Le plus inquiétant est ailleurs à mes yeux, dans l’épithète utilisé. Car le raisonnement est simple, simpliste même. Pour l’UMP ce chômage là n’en est pas véritablement un puisqu’il le qualifie de « surchômage » ; bref, cessons d’indemniser ces 371 000 personnes et… et alors quoi ? Le pays s’en porterait-il mieux ? Pas sûr.
(1) Je me permet d’ajouter que la population dite « immigrée » , telle que décrite dans ce même texte est de 200 000 soit 0,31% de la population française. « Peanuts » pourraient dire certains…
(2) C’est intitulé ainsi dans le tableau.

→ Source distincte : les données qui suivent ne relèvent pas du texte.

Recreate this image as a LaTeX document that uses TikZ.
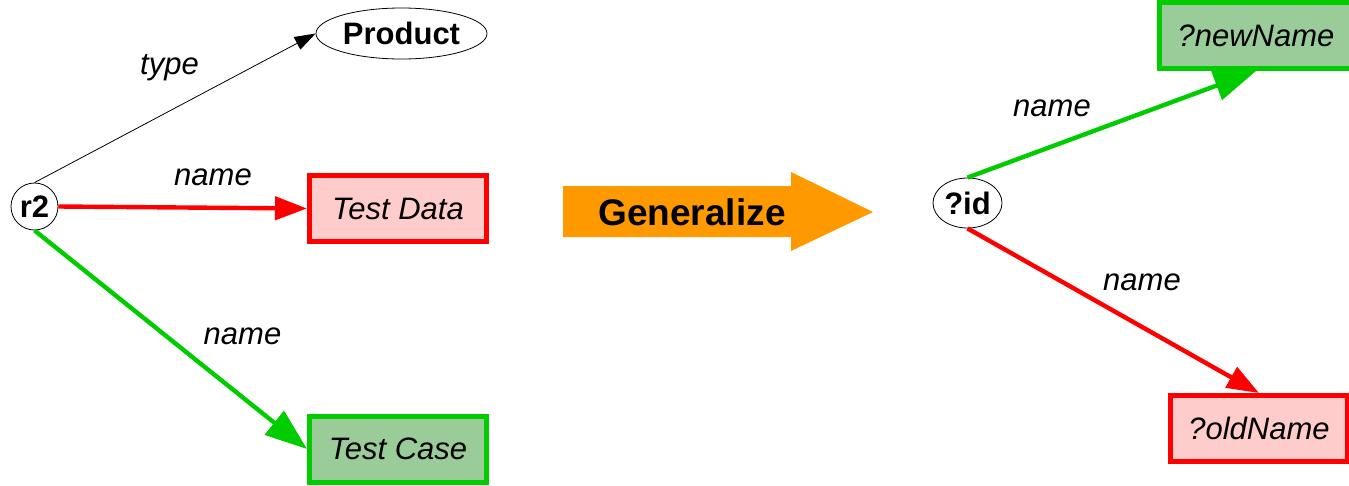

(3) Le texte passe sous silence un éventuel écart de salaire entre étranger et français. Je ne sais pas si des études en ce sens existent mais selon mon idée le salaire moyen d’un étranger est inférieur au salaire moyen d’un français. Il est donc logique que l’indemnisation chômage d’un étranger soit inférieur à l’indemnisation chômage d’un français.